En baştan söyleyeyim. Her ne kadar faizleri indirmek istese de, yeni başkan pas geçecek. Başka çaresi yok. Yoksa gelir gelmez söyledikleriyle çelişir. Bu da Merkez Bankası'nın itibarına büyük zarar verir.
Tabii şunu da diyebilirsiniz: "Merkez Bankası'nın itibarı kaldı mı ?". Açıkçası böyle bir söze katılmam. Cumhuriyetimizin kilometre taşlarından olan TCMB,
saygın bir kurumdur. Tarihi vardır, siyasetin rüzgârlarında etkilenir ama her şeye rağmen sistemin güvencesidir.

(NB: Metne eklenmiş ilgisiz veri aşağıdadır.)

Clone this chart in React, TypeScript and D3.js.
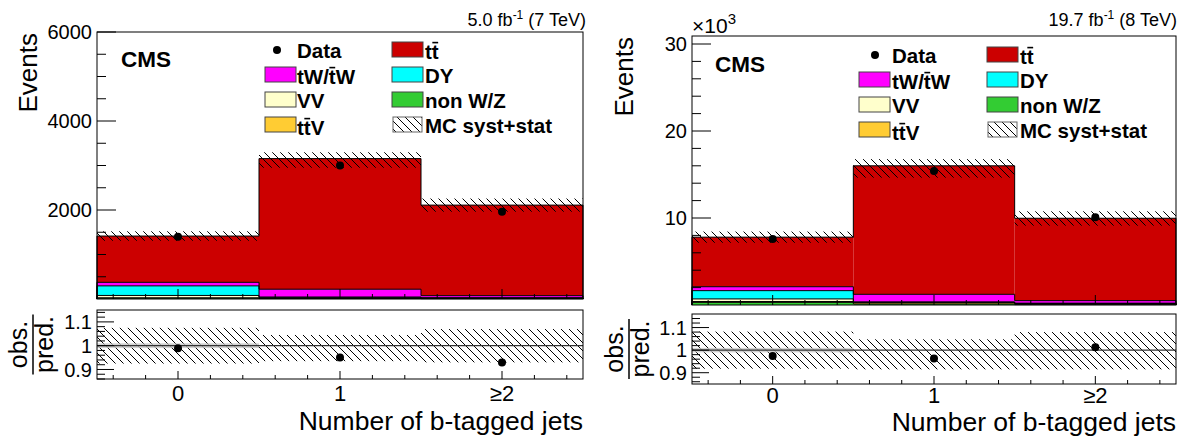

Daha önce ne söylemişlerse fark etmez, TCMB Başkanlığı koltuğuna oturan durumun farkına varır ve ciddileşir. O zamana kadar meslekte yapılan hatalar varsa da fark etmez. Merkez Bankası farklı bir yerdir. O hatalar bir daha zor tekrarlanır. Dolayısıyla "kazın ayağı öyle değil" dediğimiz bir ruh hali hakim olur.
"Taç giyen baş ağırlaşır..."
Bunları neden söylüyorum? Çünkü Naci Ağbal hariç neredeyse atanan tüm Merkez Bankası başkanları, siyasetin ya da diplomasinin yan etkilerini bertaraf etmek veya topluma içi boş vaatler vermek gibi bir yola saptılar. Ne yazık ki, bu kişilerin çoğu gayet güzel başlangıçlar yapmışlardı. Hatta uzmanlardan destek de gördüler. Yorumlar gayet olumlu iken, ard arda yapılan yanlışlar karşısında seslendirilen uyarıları maalesef dikkate almadılar. Misal, 22 Ekim 2020 Merkez Bankası kararı gibi. Görevden almalar ve istifaların arkasından saygı duyulan isimler atanmasaydı, Türkiye büyük bir tehlike yaşayacaktı.
Özetle, Merkez Bankası'nın çaresi yok, şartlara göre en uygun olan neyse onu yapacak. Faizleri düşürmesi mümkün olmadığı için, ancak ve ancak pas geçebilir. Eğer ters bir karar alırsa, bundan sonra olacakları tamir etmek hiç kolay olmayacak.